REPUBLIKA.CO.ID, JAKARTA -- Susunan atap pertama dan kedua disangga empat tiang yang terbuat dari kayu cengaduri, dengan tinggi 8,5 meter dan berdiameter 90 cm. Keempat tiang tersebut dalam konsep Jawa disebut sokoguru.
Sementara itu, atap paling atas ditopang dengan satu tiang terbuat dari kayu yang sama. Dalam kearifan lokal Sulawesi Selatan, satu tiang penyangga atap paling atas yang didukung oleh empat tiang lainnya merefleksikan yang sentral (wara) dikelilingi oleh unsur-unsur lain di luar yang sentral (palili). Konsep siri' dan pesse, yang telah dijelaskan di atas direfleksikan dalam penyusunan tiang tersebut.
Unsur arsitektur lain yang merupakan ekspresi religiositas masyarakat setempat adalah barisan jendela berjumlah tujuh yang berada di sisi kanan dan kiri dinding masjid. Dalam tradisi Islam, angka tujuh memiliki arti yang dalam, karena angka itu sesuai dengan jumlah hari dalam satu minggu, dan sesuai pula dengan jumlah tingkatan langit yang pernah dilalui Nabi Muhammad SAW dalam isra' dan mikraj.
Sejauh ini telah dilakukan beberapa kali renovasi untuk perbaikan masjid. Renovasi pertama pada 1700 M dengan perbaikan pada lantai. Kedua, pada 1951, mengganti lantai yang lama dengan lantai dari tegel yang didatangkan dari Singapura.
Renovasi ketiga pada 1981 untuk memperbaiki seluruh bagian masjid yang rusak. Sedangkan pada renovasi keempat dan kelima dengan menambahkan luas bangunan hingga seperti yang sekarang ini. Lahan masjid ini seluas 1.680 m2.

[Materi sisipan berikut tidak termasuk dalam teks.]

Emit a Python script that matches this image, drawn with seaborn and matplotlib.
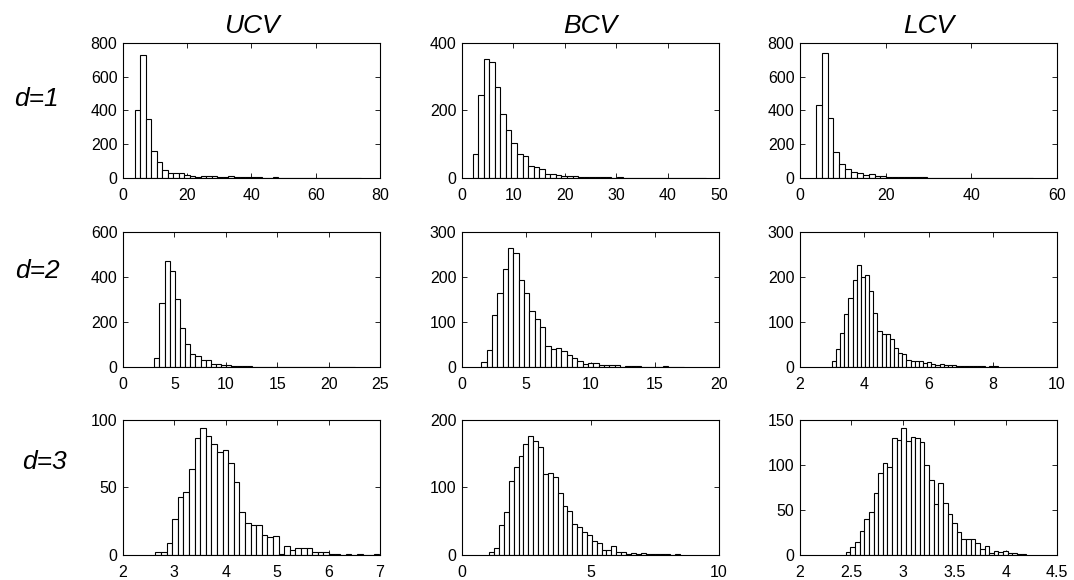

Bentuk arsitektur Masjid Tua Palopo secara keseluruhan menunjukkan nilai-nilai kebudayaan lokal yang berakulturasi dengan nilai-nilai dari luar, terutama Islam dan Jawa. Meski demikian, bagian inti dari kebudayaan setempat, yang disebut Koentjaraningrat sebagai covert culture, tidak berubah.
Beberapa bagian dari arsitektur Masjid Tua Palopo merefleksikan nilai-nilai lokal yang menitikberatkan kepada siri' dan pesse. Martabat seorang manusia harus ditunjang dengan sikap sepenanggungan, seperasaan, dan kesetiakawanan antarsesama.
Perubahan kebudayaan terjadi pada bagian perwujudan yang lahir dari kebudayaan atau covert culture masyarakat. Denah masjid, bentuk atap, dan bahan bangunan berupa batu cadas mendapatkan pengaruh dari seni bina Jawa dan candi-candi di tanah Jawa. Kekayaan seni arsitektur dan maknanya ini hasil dari keterbukaan sikap masyarakat Sulawesi Selatan terhadap unsur-unsur budaya dari luar.